Clearly, if the United States was dealing with a border crisis – humanitarian or otherwise – in 2014, you must agree that we’re now dealing with a complete border catastrophe.
But the evidence gets even more damning.
Politicians, and at times the mainstream media, would have you believe that the United States Border Patrol is arresting fewer people today than it did at the height of illegal border crossing arrests in the early to mid-2000s. This isn’t true. It’s simply a Jedi mind trick meant to make you believe there is nothing to see here.
Once again, we must deal with facts and compare apples to apples. While we made more arrests in the 2000s than today, what you’re not being told is that we’re on pace to arrest more people in fiscal year 2019 than ever before.

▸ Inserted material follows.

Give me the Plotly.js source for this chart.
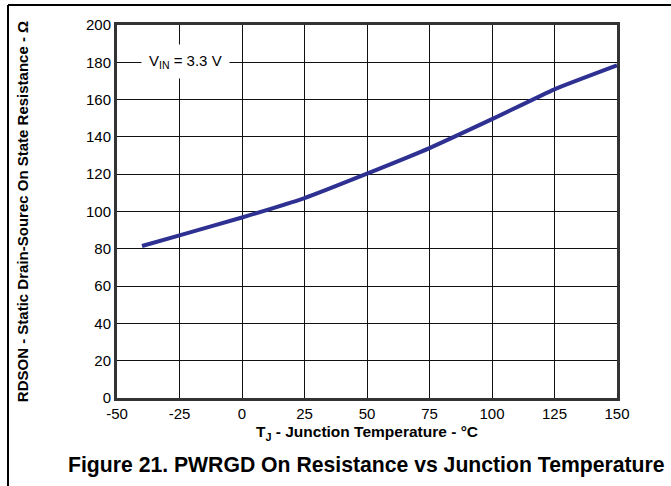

This sounds confusing but it’s actually simple. In the mid-2000s, the vast majority of people (over 90 percent) were returned to Mexico within a few hours of being arrested. Upon returning to Mexico, the same people would simply attempt another illegal border crossing. Former Border Patrol Chief Michael Fisher once proclaimed he arrested the same group of people 10 different times in the same shift.
Although I personally have never arrested the same group of people 10 times in one shift, I did arrest the same group of people multiple times in the same shift. It was commonplace. And while working in the Intelligence Division in 2006, I generated “recidivism” reports. Those reports clearly showed that we arrested the same people multiple times.
Today that isn’t the case. We rarely arrest the same person twice in one year, much less in the same work shift.
More drugs, more people crossing the border illegally, more minors of exploitable age, more people from countries other than North and Central American ones, and more people with criminal records. The facts are the facts.
The national emergency is very real, and Border Patrol agents nationwide are grateful to President Trump for declaring it. A bipartisan crisis was acknowledged in 2014. It is high time Democrats, Republicans, and independents acknowledge the current national emergency on our southern border and let the president deal with it effectively.
Brandon Judd is the president of the National Border Patrol Council (NBPC), the exclusive labor representative of approximately 16,000 Border Patrol agents.